With the development of public transport and environmental requirements, the demand for trolleybuses increased. Until 1958, assembly took place in Pilsen-Doudlevce, but by government decree, production was transferred to Ostrov nad Ohří. The reason for this was the desire to introduce alternative production and create alternative jobs in Ostrov to replace the reduced mining activity in the region. The type 8 Tr trolleybus started to be produced in Pilsen, but its production was terminated in 1961 in Ostrov. In that year, production of the new Type 9 Tr started in Ostrov, which achieved considerable popularity with customers. It was in the production program until 1981, of course with many modernisation modifications. The majority of the more than 7,000 vehicles headed abroad. The successor of the trusty “nine” became the “fourteen”, whose last car left the plant’s gates in 1999. The demand for a high-capacity vehicle led to the construction of the articulated ŠKODA SANOS trolleybuses and the type 15 Tr, which was produced until 1998. After the year 2000, trolleybus production returned to Pilsen.

In the 1990s, production of the last series of 82 E locomotives for the then Commonwealth of Independent States (formerly the USSR) was completed and a contract for the modernisation and repair of old locomotives for both ČSD and Russia was accepted.
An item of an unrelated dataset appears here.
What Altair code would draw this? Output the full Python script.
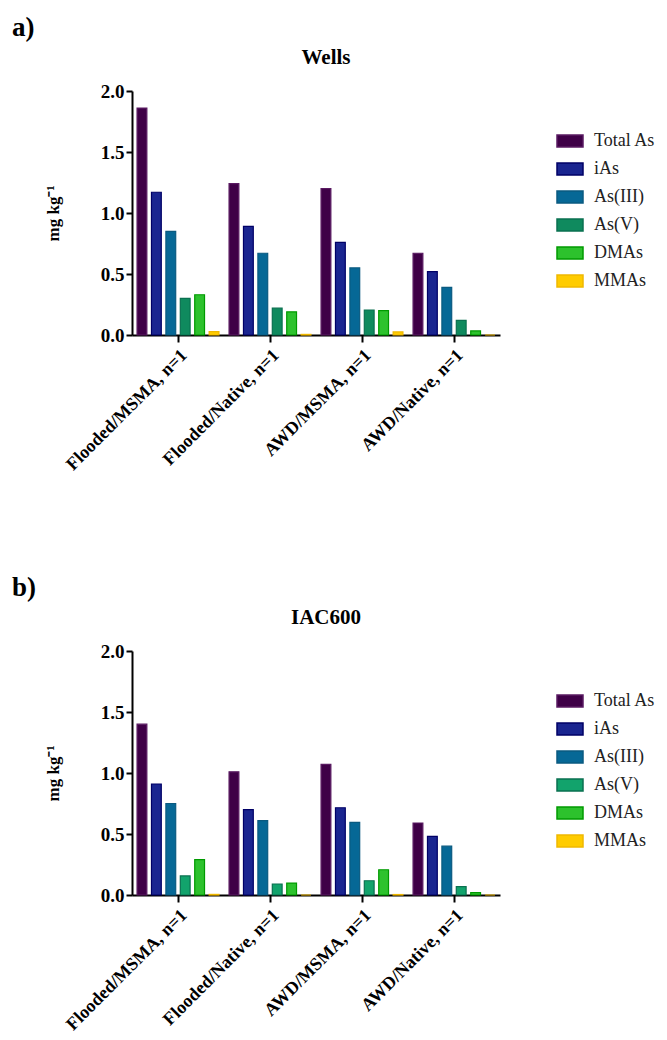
import altair as alt
import pandas as pd

FONT = "Liberation Serif"

groups = ["Flooded/MSMA, n=1", "Flooded/Native, n=1", "AWD/MSMA, n=1", "AWD/Native, n=1"]
species = ["Total As", "iAs", "As(III)", "As(V)", "DMAs", "MMAs"]

# Wells
wells_total = [1.86, 1.24, 1.20, 0.67]
wells_ias = [1.17, 0.89, 0.76, 0.52]
wells_as3 = [0.85, 0.67, 0.55, 0.39]
wells_as5 = [0.30, 0.22, 0.205, 0.12]
wells_dmas = [0.33, 0.19, 0.20, 0.033]
wells_mmas = [0.027, 0.005, 0.025, 0.0]

# IAC600
iac_total = [1.40, 1.01, 1.07, 0.59]
iac_ias = [0.91, 0.70, 0.715, 0.48]
iac_as3 = [0.75, 0.61, 0.595, 0.40]
iac_as5 = [0.156, 0.09, 0.117, 0.068]
iac_dmas = [0.29, 0.098, 0.207, 0.019]
iac_mmas = [0.005, 0.0, 0.004, 0.0]

fill_top = ["#3f0047", "#1a2590", "#066896", "#0f8a5e", "#2dc22d", "#ffcc00"]
fill_bot = ["#3f0047", "#1a2590", "#066896", "#12a36c", "#2dc22d", "#ffcc00"]
stroke_cols = ["#5a1a62", "#000066", "#0a5a80", "#0a7050", "#009a00", "#f0b800"]


def make_df(series):
    rows = []
    for sp, vals in zip(species, series):
        for g, v in zip(groups, vals):
            rows.append({"group": g, "species": sp, "value": v})
    return pd.DataFrame(rows)


def panel(df, title, label, fills):
    bars = alt.Chart(df).mark_bar(strokeWidth=1.2).encode(
        x=alt.X(
            "group:N",
            sort=groups,
            scale=alt.Scale(paddingInner=0.11, paddingOuter=0.055),
            axis=alt.Axis(
                title=None,
                labelAngle=-45,
                labelFont=FONT,
                labelFontSize=18,
                labelFontWeight="bold",
                labelColor="black",
                labelLimit=0,
                domainColor="black",
                domainWidth=2,
                tickColor="black",
                tickWidth=2,
                tickSize=7,
                labelPadding=4,
            ),
        ),
        xOffset=alt.XOffset("species:N", sort=species, scale=alt.Scale(paddingInner=0.32)),
        y=alt.Y(
            "value:Q",
            scale=alt.Scale(domain=[0, 2]),
            axis=alt.Axis(
                title="mg kg⁻¹",
                titleFont=FONT,
                titleFontSize=17,
                titleFontWeight="bold",
                titleColor="black",
                titlePadding=38,
                values=[0, 0.5, 1.0, 1.5, 2.0],
                format=".1f",
                labelFont=FONT,
                labelFontSize=19,
                labelFontWeight="bold",
                labelColor="black",
                domainColor="black",
                domainWidth=2,
                tickColor="black",
                tickWidth=2,
                tickSize=6,
                grid=False,
                labelPadding=2,
            ),
        ),
        color=alt.Color(
            "species:N",
            sort=species,
            scale=alt.Scale(domain=species, range=fills),
            legend=alt.Legend(
                title=None,
                orient="none",
                legendX=424,
                legendY=36,
                symbolType="M-1,-0.46H1V0.46H-1Z",
                symbolSize=676,
                labelFont=FONT,
                labelFontSize=18,
                labelColor="#222222",
                rowPadding=5,
                labelOffset=10,
            ),
        ),
        stroke=alt.Stroke(
            "species:N",
            sort=species,
            scale=alt.Scale(domain=species, range=stroke_cols),
            legend=None,
        ),
    )
    ttl = alt.Chart(pd.DataFrame({"t": [title]})).mark_text(
        font=FONT, fontSize=21, fontWeight="bold", color="black"
    ).encode(text="t:N", x=alt.value(194), y=alt.value(-33))
    lbl = alt.Chart(pd.DataFrame({"t": [label]})).mark_text(
        font=FONT, fontSize=27, fontWeight="bold", color="black", align="left"
    ).encode(text="t:N", x=alt.value(-120), y=alt.value(-63))
    return alt.layer(bars, ttl, lbl).properties(width=368, height=244)


top = panel(make_df([wells_total, wells_ias, wells_as3, wells_as5, wells_dmas, wells_mmas]), "Wells", "a)", fill_top)
bot = panel(make_df([iac_total, iac_ias, iac_as3, iac_as5, iac_dmas, iac_mmas]), "IAC600", "b)", fill_bot)

chart = (
    alt.vconcat(top, bot, spacing=100)
    .resolve_scale(color="independent", stroke="independent")
    .configure_view(stroke=None)
    .properties(padding={"left": 4, "top": 6, "right": 0, "bottom": 0}, background="white")
)

chart.save("out.html", embed_options={"renderer": "svg", "actions": False})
A significant part of the locomotive factory’s production capacity was also used for the reconstruction and modernisation of Prague’s metro trains. The trams of most transport companies in the Czech Republic were being modernised and the three-section low-floor tram project ŠKODA 03 T was launched, which marked a breakthrough in the previously highly-specialised production of electric locomotives. A prototype was built in 1997 under the trade name ASTRA, and series production began a year later. In addition to Czech cities, Portland and Tacoma also expressed interest in ŠKODA trams, laying the foundations for further tram exports in the following period. Another completely new product in 1994 was the suburban electric double deck unit of the 471 series for ČD with an aluminium alloy cabinet, produced in cooperation with ČKD Vagonka, now ŠKODA VAGONKA Ostrava.

After 1989, ŠKODA transformed from a state-owned company into a joint-stock company, not only by seeking an optimal production programme, but also by expanding its business contacts and seeking markets other than the previously-preferred markets of the former Soviet Union countries, which had collapsed after 1989.  In this situation, Škoda proceeded to diversify its production programme from the core business of manufacturing railway rolling stock to the field of urban public transport. Since the end of the 1990s, the extensive modernisation of metro vehicles has been underway, followed by the production of modern low-floor trams, locomotives, trolleybuses and electrical units.